O presidente da OAB/RJ, Felipe Santa Cruz, cobra mais diálogo do poder público com a sociedade civil. Ele defende a criação de um gabinete consultivo e de debate que reúna representantes da Justiça, da Defensoria Pública, do Ministério Público e também de organizações civis e empresariais.
 
 
"Está faltando diálogo em todas as áreas. Não temos informações suficientes sobre o que acontece na área de segurança", diz.
 
Desde setembro, a OAB/RJ organiza uma série de debates como parte do projeto Pacto pela Vida.
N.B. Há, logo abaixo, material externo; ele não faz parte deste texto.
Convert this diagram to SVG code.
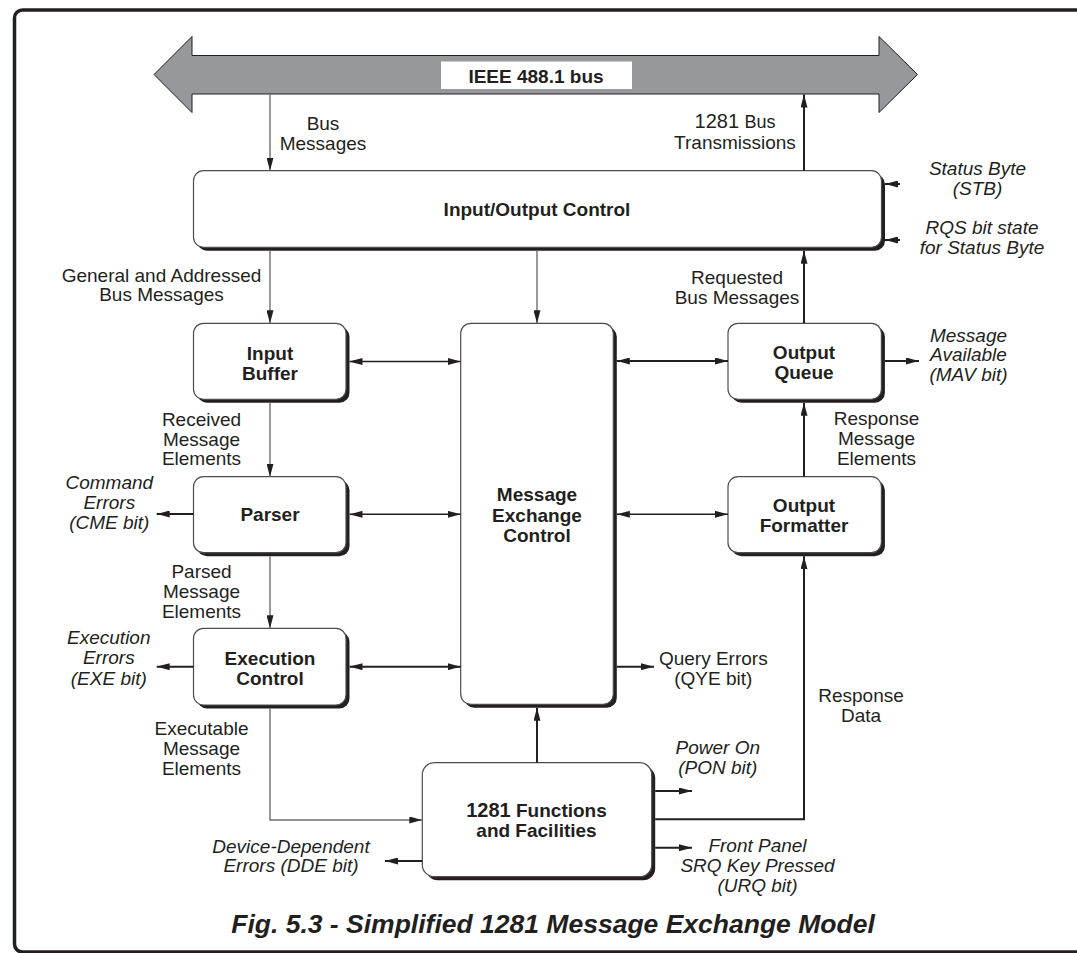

Em março de 2018, um documento será entregue aos candidatos a governador, com iniciativas realistas na área de segurança pública, levando em conta o cenário de restrição orçamentária.
 
Entre as sugestões, está a implementação de "uma política de recuperação das áreas degradadas, com iluminação e recuperação de praças e espaços públicos abandonados, que muitas vezes se tornam foco da prática de crime e uso de entorpecentes". Outra proposta é o "aperfeiçoamento das guardas municipais, com foco na proteção do ambiente escolar e na prevenção de pequenos delitos". A OAB sugere também ações de integração entre as diversas forças de segurança, o aprimoramento da tecnologia no combate ao crime e a ampliação de iniciativas como Segurança Presente, em que a Fecomércio é a principal financiadora do pagamento de horas extras para PMs que trabalham em dias de folga no patrulhamento de áreas como Lagoa, Centro, Méier e Aterro do Flamengo.